DIRECTIVE:
What is the number of lines holding the word "chart"? Give that number alone.

EXERCISE MATERIAL:
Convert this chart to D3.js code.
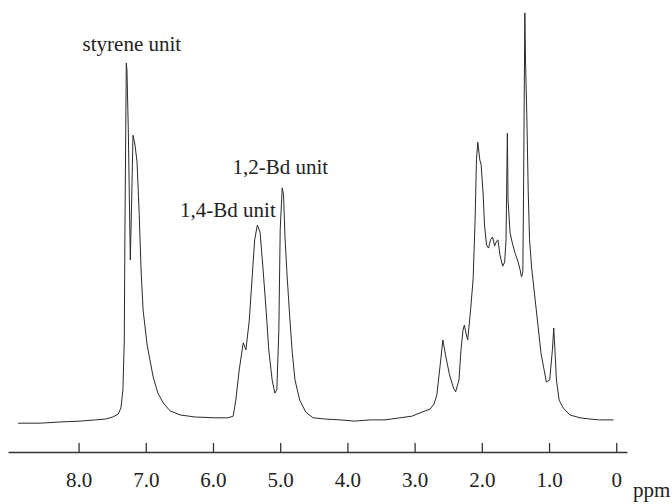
<!DOCTYPE html>
<html>
<head>
<meta charset="utf-8">
<script src="https://cdn.jsdelivr.net/npm/d3@7"></script>
<style>
  html, body { margin: 0; padding: 0; background: #fff; }
  svg { display: block; }
  .lbl { font-family: "Liberation Serif", "Times New Roman", serif; font-size: 21px; fill: #222; }
</style>
</head>
<body>
<svg width="672" height="504"></svg>
<script>
const width = 672, height = 504;
const svg = d3.select("svg");

// chemical shift (ppm) and relative intensity
const ppm = [
  8.90, 8.57, 8.27, 7.98, 7.75, 7.60, 7.49, 7.41, 7.37, 7.34,
  7.32, 7.31, 7.29, 7.28, 7.26, 7.23, 7.21, 7.19, 7.16, 7.13,
  7.10, 7.07, 7.04, 6.98, 6.89, 6.82, 6.74, 6.64, 6.49, 6.27,
  5.97, 5.78, 5.70, 5.66, 5.61, 5.55, 5.51, 5.46, 5.42, 5.38,
  5.34, 5.30, 5.26, 5.21, 5.17, 5.12, 5.08, 5.05, 5.02, 5.00,
  4.97, 4.95, 4.93, 4.90, 4.86, 4.82, 4.78, 4.71, 4.62, 4.51,
  4.33, 4.11, 3.89, 3.66, 3.44, 3.22, 3.04, 2.89, 2.77, 2.71,
  2.67, 2.62, 2.58, 2.54, 2.48, 2.42, 2.39, 2.34, 2.31, 2.28,
  2.26, 2.23, 2.21, 2.17, 2.13, 2.10, 2.08, 2.06, 2.03, 2.01,
  1.98, 1.96, 1.93, 1.90, 1.87, 1.84, 1.81, 1.78, 1.76, 1.73,
  1.69, 1.66, 1.64, 1.62, 1.61, 1.58, 1.55, 1.51, 1.46, 1.43,
  1.41, 1.39, 1.38, 1.36, 1.35, 1.33, 1.31, 1.29, 1.26, 1.19,
  1.12, 1.04, 0.99, 0.95, 0.93, 0.91, 0.89, 0.85, 0.79, 0.69,
  0.54, 0.39, 0.25, 0.04
];
const intensity = [
  0.2, 0.2, 0.5, 0.7, 1.0, 1.2, 1.7, 2.4, 3.9, 8.3,
  20.4, 47.1, 87.6, 85.9, 71.4, 39.8, 54.4, 70.1, 67.7, 63.6,
  51.9, 37.4, 27.7, 19.2, 11.4, 7.5, 5.1, 3.2, 2.2, 1.7,
  1.5, 1.5, 1.9, 5.8, 13.1, 19.7, 18.0, 25.2, 35.0, 44.7,
  48.3, 46.6, 38.6, 27.7, 18.0, 10.7, 7.5, 8.3, 22.8, 47.1,
  57.3, 55.6, 45.9, 36.7, 26.5, 17.2, 10.7, 5.8, 2.9, 1.5,
  1.2, 1.0, 0.7, 1.0, 1.0, 1.5, 1.9, 2.9, 3.6, 4.9,
  7.0, 14.3, 20.4, 16.7, 11.9, 8.7, 7.8, 10.7, 18.0, 22.8,
  24.0, 21.6, 20.4, 27.2, 35.0, 49.5, 64.1, 68.4, 64.1, 62.9,
  55.6, 48.3, 43.4, 42.7, 44.7, 45.4, 43.2, 44.4, 44.7, 41.0,
  38.3, 39.3, 44.7, 70.6, 54.4, 46.4, 44.2, 41.7, 39.3, 37.4,
  35.7, 36.9, 54.4, 99.8, 88.3, 74.5, 56.8, 44.7, 38.1, 27.7,
  17.2, 10.2, 10.7, 18.0, 23.3, 17.2, 10.7, 5.8, 3.9, 2.2,
  1.5, 1.2, 1.0, 1.0
];

const tickValues = [8, 7, 6, 5, 4, 3, 2, 1, 0];
const tickLabels = ["8.0", "7.0", "6.0", "5.0", "4.0", "3.0", "2.0", "1.0", "0"];

// peak annotations
const peakLabels = ["styrene unit", "1,2-Bd unit", "1,4-Bd unit"];
const peakLabelPpm = [7.94, 5.71, 6.49];
const peakLabelLevel = [90.6, 60.7, 50.2];

const x = d3.scaleLinear().domain([9.05, -0.16]).range([8, 627]);
const y = d3.scaleLinear().domain([0, 100]).range([424, 12]);

const axisY = 452;

// 軸
const axis = d3.axisBottom(x)
  .tickValues(tickValues)
  .tickFormat((d, i) => tickLabels[i])
  .tickSizeInner(-9)
  .tickSizeOuter(0);

const gAxis = svg.append("g")
  .attr("transform", `translate(0,${axisY})`)
  .call(axis);

gAxis.select(".domain").attr("stroke", "#333").attr("stroke-width", 1.3);
gAxis.selectAll(".tick line").attr("stroke", "#333").attr("stroke-width", 1.3);
gAxis.selectAll(".tick text")
  .attr("class", "lbl")
  .attr("y", 35)
  .attr("dy", null)
  .attr("fill", "#222");

svg.append("text")
  .attr("class", "lbl")
  .attr("x", 633)
  .attr("y", 497)
  .text("ppm");

// スペクトル
const points = ppm.map((p, i) => [p, intensity[i]]);
const line = d3.line()
  .x(d => x(d[0]))
  .y(d => y(d[1]));

svg.append("path")
  .datum(points)
  .attr("fill", "none")
  .attr("stroke", "#2a2a2a")
  .attr("stroke-width", 1)
  .attr("stroke-linejoin", "round")
  .attr("d", line);

// ラベル
svg.selectAll(".peak")
  .data(peakLabels)
  .enter()
  .append("text")
  .attr("class", "lbl peak")
  .attr("x", (d, i) => x(peakLabelPpm[i]))
  .attr("y", (d, i) => y(peakLabelLevel[i]))
  .text(d => d);
</script>
</body>
</html>
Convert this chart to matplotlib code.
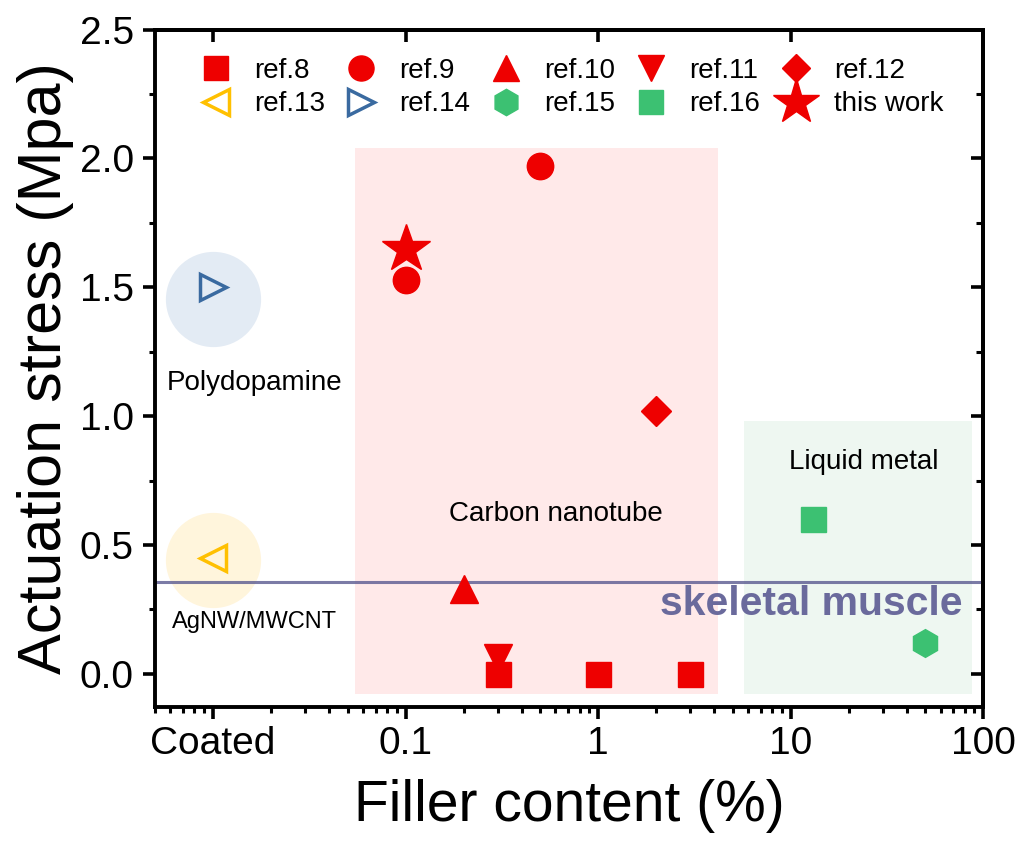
import numpy as np
import matplotlib
matplotlib.use('Agg')
import matplotlib.pyplot as plt
from matplotlib.ticker import LogLocator, MultipleLocator, NullFormatter

plt.rcParams['font.family'] = ['Liberation Sans', 'DejaVu Sans']

# data (x = filler content %, "Coated" placed at 0.01)
ref8_x = [0.3, 1.0, 3.0]
ref8_y = [0.0, 0.0, 0.0]
ref9_x = [0.1, 0.5]
ref9_y = [1.53, 1.97]
ref10_x = [0.2]
ref10_y = [0.33]
ref11_x = [0.3]
ref11_y = [0.06]
ref12_x = [2.0]
ref12_y = [1.02]
ref13_x = [0.01]
ref13_y = [0.45]
ref14_x = [0.01]
ref14_y = [1.50]
ref15_x = [50.0]
ref15_y = [0.12]
ref16_x = [13.0]
ref16_y = [0.60]
this_x = [0.1]
this_y = [1.65]

muscle_y = 0.357
tick_vals = [0.01, 0.1, 1, 10, 100]
tick_labels = ['Coated', '0.1', '1', '10', '100']

red = '#ee0000'
green = '#3cc172'

fig = plt.figure(figsize=(10.21, 8.47), dpi=100)
ax = fig.add_axes([0.152, 0.165, 0.811, 0.8])
ax.set_xscale('log')
ax.set_xlim(0.005, 100)
ax.set_ylim(-0.13, 2.5)

# shaded regions
ax.axvspan(0.0547, 4.2, ymin=(-0.078 + 0.13) / 2.63, ymax=(2.04 + 0.13) / 2.63,
           color='#ffe6e6', alpha=0.85, lw=0, zorder=0)
ax.axvspan(5.73, 87.7, ymin=(-0.078 + 0.13) / 2.63, ymax=(0.98 + 0.13) / 2.63,
           color='#eaf6ee', alpha=0.8, lw=0, zorder=0)
ax.scatter([0.01], [1.455], s=4700, color='#e3ebf4', lw=0, zorder=1)
ax.scatter([0.01], [0.443], s=4700, color='#fff5dc', lw=0, zorder=1)

# skeletal muscle line
ax.axhline(muscle_y, color='#5a5a90', lw=2.2, alpha=0.8, zorder=2)
ax.text(78, 0.27, 'skeletal muscle', ha='right', va='center', fontsize=29.5,
        fontweight='bold', color='#6a6a9c', zorder=3)

# points
h8, = ax.plot(ref8_x, ref8_y, 's', color=red, ms=18, ls='none', label='ref.8', zorder=4)
h9, = ax.plot(ref9_x, ref9_y, 'o', color=red, ms=19, ls='none', label='ref.9', zorder=4)
h10, = ax.plot(ref10_x, ref10_y, '^', color=red, ms=20, ls='none', label='ref.10', zorder=4)
h11, = ax.plot(ref11_x, ref11_y, 'v', color=red, ms=20, ls='none', label='ref.11', zorder=4)
h12, = ax.plot(ref12_x, ref12_y, 'D', color=red, ms=15, ls='none', label='ref.12', zorder=4)
h13, = ax.plot(ref13_x, ref13_y, '<', mfc='none', mec='#ffc000', mew=2.5, ms=19,
               ls='none', label='ref.13', zorder=4)
h14, = ax.plot(ref14_x, ref14_y, '>', mfc='none', mec='#3a6aa0', mew=2.5, ms=19,
               ls='none', label='ref.14', zorder=4)
h15, = ax.plot(ref15_x, ref15_y, 'h', color=green, ms=20, ls='none', label='ref.15', zorder=4)
h16, = ax.plot(ref16_x, ref16_y, 's', color=green, ms=18, ls='none', label='ref.16', zorder=4)
hs, = ax.plot(this_x, this_y, '*', color=red, ms=36, ls='none', label='this work', zorder=5)

# region labels
ax.text(0.0165, 1.13, 'Polydopamine', ha='center', va='center', fontsize=20)
ax.text(0.0163, 0.2, 'AgNW/MWCNT', ha='center', va='center', fontsize=17)
ax.text(0.6, 0.62, 'Carbon nanotube', ha='center', va='center', fontsize=20)
ax.text(24, 0.82, 'Liquid metal', ha='center', va='center', fontsize=20)

handles = [h8, h13, h9, h14, h10, h15, h11, h16, h12, hs]
ax.legend(handles=handles, ncol=5, loc='upper left', bbox_to_anchor=(0.057, 0.958),
          frameon=False, fontsize=20, handletextpad=0.87, columnspacing=0.79,
          labelspacing=0.26, handlelength=1.0, borderpad=0, borderaxespad=0,
          markerscale=0.95)

# axes styling
ax.set_xticks(tick_vals)
ax.set_xticklabels(tick_labels)
ax.xaxis.set_minor_locator(LogLocator(base=10, subs=np.arange(2, 10)))
ax.xaxis.set_minor_formatter(NullFormatter())
ax.yaxis.set_major_locator(MultipleLocator(0.5))
ax.yaxis.set_minor_locator(MultipleLocator(0.25))
ax.yaxis.set_major_formatter(plt.FuncFormatter(lambda v, p: f'{v:.1f}'))
ax.tick_params(which='major', direction='out', length=8.5, width=2.6, labelsize=28)
ax.tick_params(which='minor', direction='out', length=4.5, width=2.2)
ax.tick_params(axis='x', pad=5)
ax.tick_params(axis='y', pad=7)
for s in ax.spines.values():
    s.set_linewidth(2.8)

top = ax.secondary_xaxis('top')
top.set_xticks(tick_vals)
top.set_xticklabels([])
top.xaxis.set_minor_locator(plt.NullLocator())
top.tick_params(direction='in', length=8.5, width=2.6)
top.spines['top'].set_linewidth(2.8)

right = ax.secondary_yaxis('right')
right.yaxis.set_major_locator(MultipleLocator(0.5))
right.yaxis.set_minor_locator(MultipleLocator(0.25))
right.set_yticklabels([])
right.tick_params(which='major', direction='in', length=8.5, width=2.6)
right.tick_params(which='minor', direction='in', length=5, width=2.2)
right.spines['right'].set_linewidth(2.8)

ax.set_xlabel('Filler content (%)', fontsize=41, labelpad=12)
ax.set_ylabel('Actuation stress (Mpa)', fontsize=44, labelpad=4)

fig.savefig('out.png', dpi=100)
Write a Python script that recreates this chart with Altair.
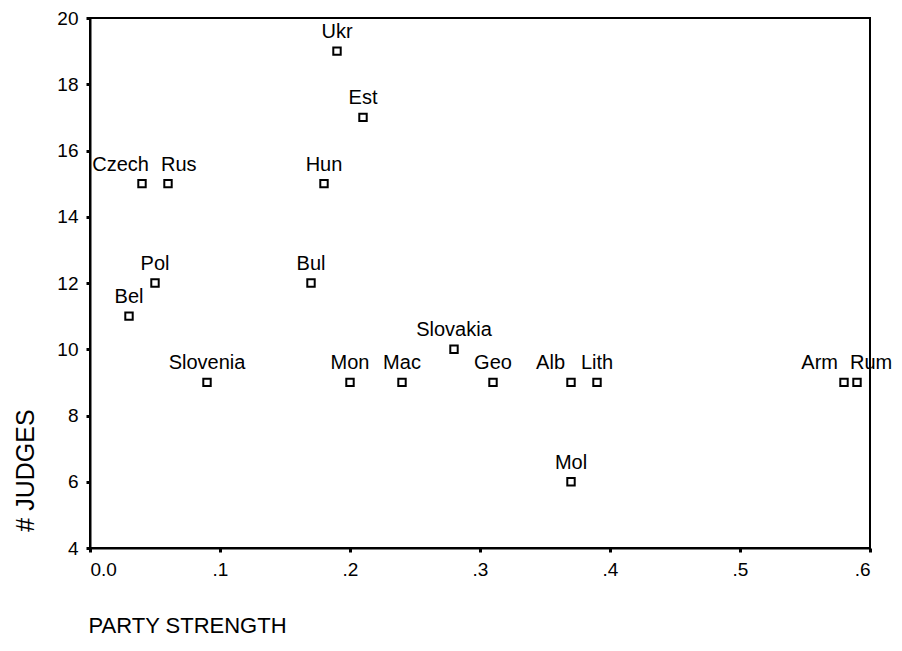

RESULT:
3